YouTubeを含めこれまでの経験は、今回の試験でも牛田さんの大きな支えとなった。

「予備試験や司法試験でくじけそうになった時、視聴者さんのことや、後押ししてくれた裁判所の元同僚たちを思い出すんです。自分は何のために法曹を目指したのか、弁護士になって実現したいことがはっきりしたからこそ踏ん張れた。なんとなく試験を受けた今までの3回とは明らかに違いました」

●二度と加害者にさせない

牛田さんは2〜3年ロースクールに通う方法ではなく、司法試験を受ける資格を得られる予備試験狙いの一本だった。合格率が毎年3〜4%と難関だが、勉強をしながら社会経験を積みたかったのだという。
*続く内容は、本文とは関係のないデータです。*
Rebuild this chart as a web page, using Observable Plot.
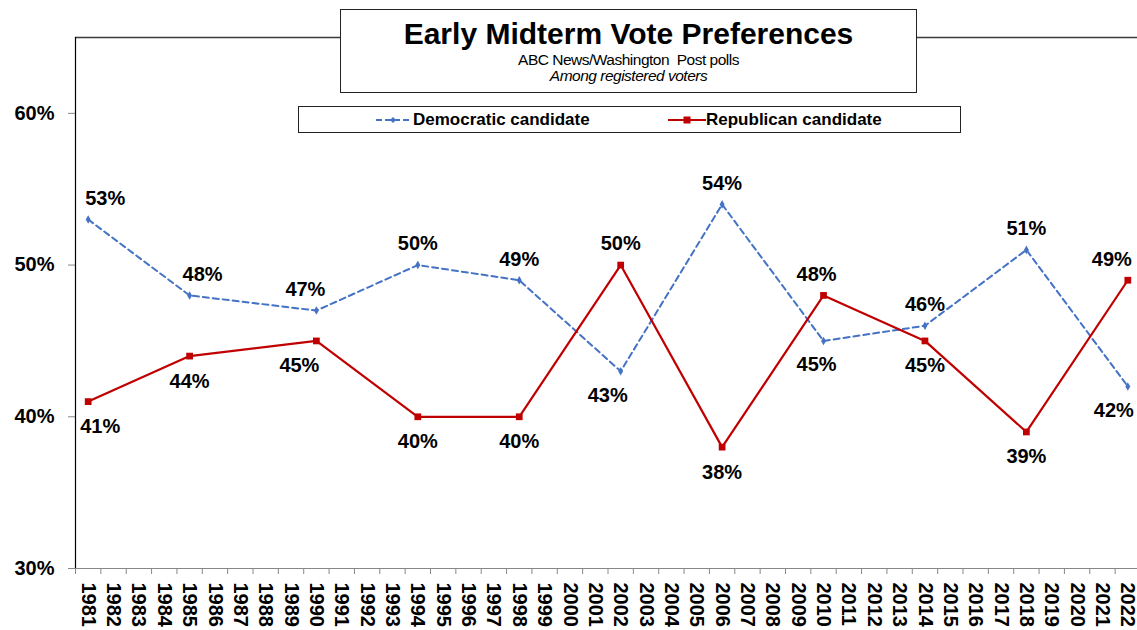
<!DOCTYPE html>
<html>
<head>
<meta charset="utf-8">
<script src="https://cdn.jsdelivr.net/npm/d3@7"></script>
<script src="https://cdn.jsdelivr.net/npm/@observablehq/plot@0.6"></script>
<style>
  body { margin: 0; background: #fff; font-family: "Liberation Sans", Arial, sans-serif; }
  #wrap { position: relative; width: 1137px; height: 630px; overflow: hidden; }
  #chart svg { position: absolute; left: 0; top: 0; }
  #titlebox { position: absolute; left: 340px; top: 9px; width: 575px; height: 82px;
    border: 1px solid #222; background: #fff; box-sizing: content-box; }
  #titlebox div { position: absolute; left: 0; right: 0; text-align: center; white-space: pre; color: #000; }
  #t1 { top: 9px; font-size: 30px; line-height: 30px; font-weight: bold; }
  #t2 { top: 42px; font-size: 15.5px; line-height: 15.5px; letter-spacing: -0.5px; }
  #t3 { top: 58px; font-size: 15.5px; line-height: 15.5px; font-style: italic; letter-spacing: -0.5px; }
  #legend { position: absolute; left: 298px; top: 106px; width: 661px; height: 25px;
    border: 1px solid #222; background: #fff; }
  #legend span { position: absolute; top: 4px; font-size: 17px; line-height: 17px; font-weight: bold; color: #000; white-space: nowrap; }
  #legend svg { position: absolute; left: 0; top: 0; }
</style>
</head>
<body>
<div id="wrap">
  <div id="chart"></div>
  <div id="titlebox">
    <div id="t1">Early Midterm Vote Preferences</div>
    <div id="t2">ABC News/Washington  Post polls</div>
    <div id="t3">Among registered voters</div>
  </div>
  <div id="legend"></div>
</div>
<script>
// ---- data ----
const pollYears = [1981, 1985, 1990, 1994, 1998, 2002, 2006, 2010, 2014, 2018, 2022];
const democratic = [53, 48, 47, 50, 49, 43, 54, 45, 46, 51, 42];
const republican = [41, 44, 45, 40, 40, 50, 38, 48, 45, 39, 49];
const axisYears = [1981, 1982, 1983, 1984, 1985, 1986, 1987, 1988, 1989, 1990, 1991,
  1992, 1993, 1994, 1995, 1996, 1997, 1998, 1999, 2000, 2001, 2002, 2003, 2004, 2005,
  2006, 2007, 2008, 2009, 2010, 2011, 2012, 2013, 2014, 2015, 2016, 2017, 2018, 2019,
  2020, 2021, 2022];
const yTicks = [30, 40, 50, 60];
const seriesNames = ["Democratic candidate", "Republican candidate"];

// ---- build ----
const rows = pollYears.map((y, i) => ({year: y, dem: democratic[i], rep: republican[i]}));
const boundaries = [axisYears[0] - 0.5, ...axisYears.map(y => y + 0.5)];

const DEM = "#4472C4", REP = "#C00000";
const FONT = "Liberation Sans, Arial, sans-serif";

// label nudges (px) to mimic the reference placement
const demNudge = {1981: 17, 1985: 13, 1990: -11, 2002: -13, 2010: -7, 2022: -14};
const repNudge = {1981: 12, 1990: -17, 2010: -7, 2022: -16};

const labelMarks = [];
rows.forEach(d => {
  const demAbove = d.dem > d.rep;
  labelMarks.push(Plot.text([d], {x: "year", y: "dem", text: r => r.dem + "%",
    dy: demAbove ? -21 : 24, dx: demNudge[d.year] || 0,
    fontSize: 20, fontWeight: "bold", fill: "#000"}));
  labelMarks.push(Plot.text([d], {x: "year", y: "rep", text: r => r.rep + "%",
    dy: demAbove ? 25 : -21, dx: repNudge[d.year] || 0,
    fontSize: 20, fontWeight: "bold", fill: "#000"}));
});

const chart = Plot.plot({
  width: 1137,
  height: 630,
  marginLeft: 75,
  marginRight: 0,
  marginTop: 37,
  marginBottom: 62,
  style: {fontFamily: FONT, background: "transparent", overflow: "visible"},
  x: {type: "linear", domain: [boundaries[0], boundaries[boundaries.length - 1]], range: [75, 1140], axis: null},
  y: {domain: [30, 65], range: [568, 37], axis: null},
  marks: [
    Plot.ruleY([65], {stroke: "#3a3a3a", strokeWidth: 1.5}),
    Plot.axisY(yTicks, {anchor: "left", tickSize: 7, tickPadding: 14, stroke: "#888",
      tickFormat: d => d + "%", fontSize: 20, fontWeight: "bold", fill: "#000", label: null}),
    Plot.ruleY([30], {stroke: "#888", strokeWidth: 1.2}),
    Plot.axisX(boundaries, {anchor: "bottom", tickSize: 6, stroke: "#888", tickFormat: () => "", label: null}),
    Plot.axisX(axisYears, {anchor: "bottom", tickSize: 0, tickPadding: 14, tickRotate: 90,
      tickFormat: d => String(d), fontSize: 20, fontWeight: "bold", fill: "#000", label: null}),
    Plot.ruleX([boundaries[0]], {stroke: "#000", strokeWidth: 1.2}),
    Plot.line(rows, {x: "year", y: "dem", stroke: DEM, strokeWidth: 2, strokeDasharray: "6,4"}),
    Plot.dot(rows, {x: "year", y: "dem", symbol: "diamond", r: 2.6, fill: DEM}),
    Plot.line(rows, {x: "year", y: "rep", stroke: REP, strokeWidth: 2.2}),
    Plot.dot(rows, {x: "year", y: "rep", symbol: "square", r: 3.8, fill: REP}),
    ...labelMarks
  ]
});
document.getElementById("chart").appendChild(chart);

// ---- legend ----
const legend = document.getElementById("legend");
const ns = "http://www.w3.org/2000/svg";
const lsvg = document.createElementNS(ns, "svg");
lsvg.setAttribute("width", 661); lsvg.setAttribute("height", 25);
function add(tag, attrs) { const e = document.createElementNS(ns, tag); for (const k in attrs) e.setAttribute(k, attrs[k]); lsvg.appendChild(e); }
add("line", {x1: 77, x2: 112, y1: 13, y2: 13, stroke: DEM, "stroke-width": 2, "stroke-dasharray": "6,3"});
add("path", {d: "M94,10 L97,13 L94,16 L91,13 Z", fill: DEM});
add("line", {x1: 369, x2: 407, y1: 13, y2: 13, stroke: REP, "stroke-width": 2.2});
add("rect", {x: 384.5, y: 9.5, width: 7, height: 7, fill: REP});
legend.appendChild(lsvg);
const s1 = document.createElement("span"); s1.textContent = seriesNames[0]; s1.style.left = "114px"; legend.appendChild(s1);
const s2 = document.createElement("span"); s2.textContent = seriesNames[1]; s2.style.left = "407px"; legend.appendChild(s2);
</script>
</body>
</html>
その意味で、長野という土地は適していた。田畑を借りて農作業をするうちに地域の高齢者と話すようになった。ベトナム人技能実習生とも出会った。書記官時代、オーバーステイや窃盗で起訴されるベトナム人の事件を多く担当していたこともあり、夢を抱いて来日したにもかかわらず、犯罪者になってしまうことに「やりきれなさ」を感じていた。

日本語を学び、日本人と触れ合うことによって地域になじめれば、彼らに情報が入ってくるし、頼れる人ができて孤立しないのではないか。司法試験合格後、ベトナム人に日本語を教えるボランティアに加わった。草の根交流が、ひいては犯罪抑止につながると考えている。

長野県で修習後、弁護士になったら第一にやりたいことは「刑事弁護」だという。被告人に犯した罪ときちんと向き合うよう促し、再犯をしないようサポートしたい。一人一人の事情に応じて、判決後も各所と連携して被告人をケアできるような形を目指している。

YouTubeでは、よどみなく語る姿が印象的だが「実は話すのは苦手で、口述試験も嫌でした。でも学部生時代、葛野​​尋之ゼミでおこなった数多くのディスカッションで鍛えられました。あの時がなかったら、今の私はないとはっきり言えます。葛野先生にも合格を報告し『これまでの経験が生きることでしょう』とエールをいただきました」と話す。

初めて法曹を志したころよりも、確実に大きく成長した牛田さんがバッジをつけて再び裁判所に戻る日は、まもなくだ。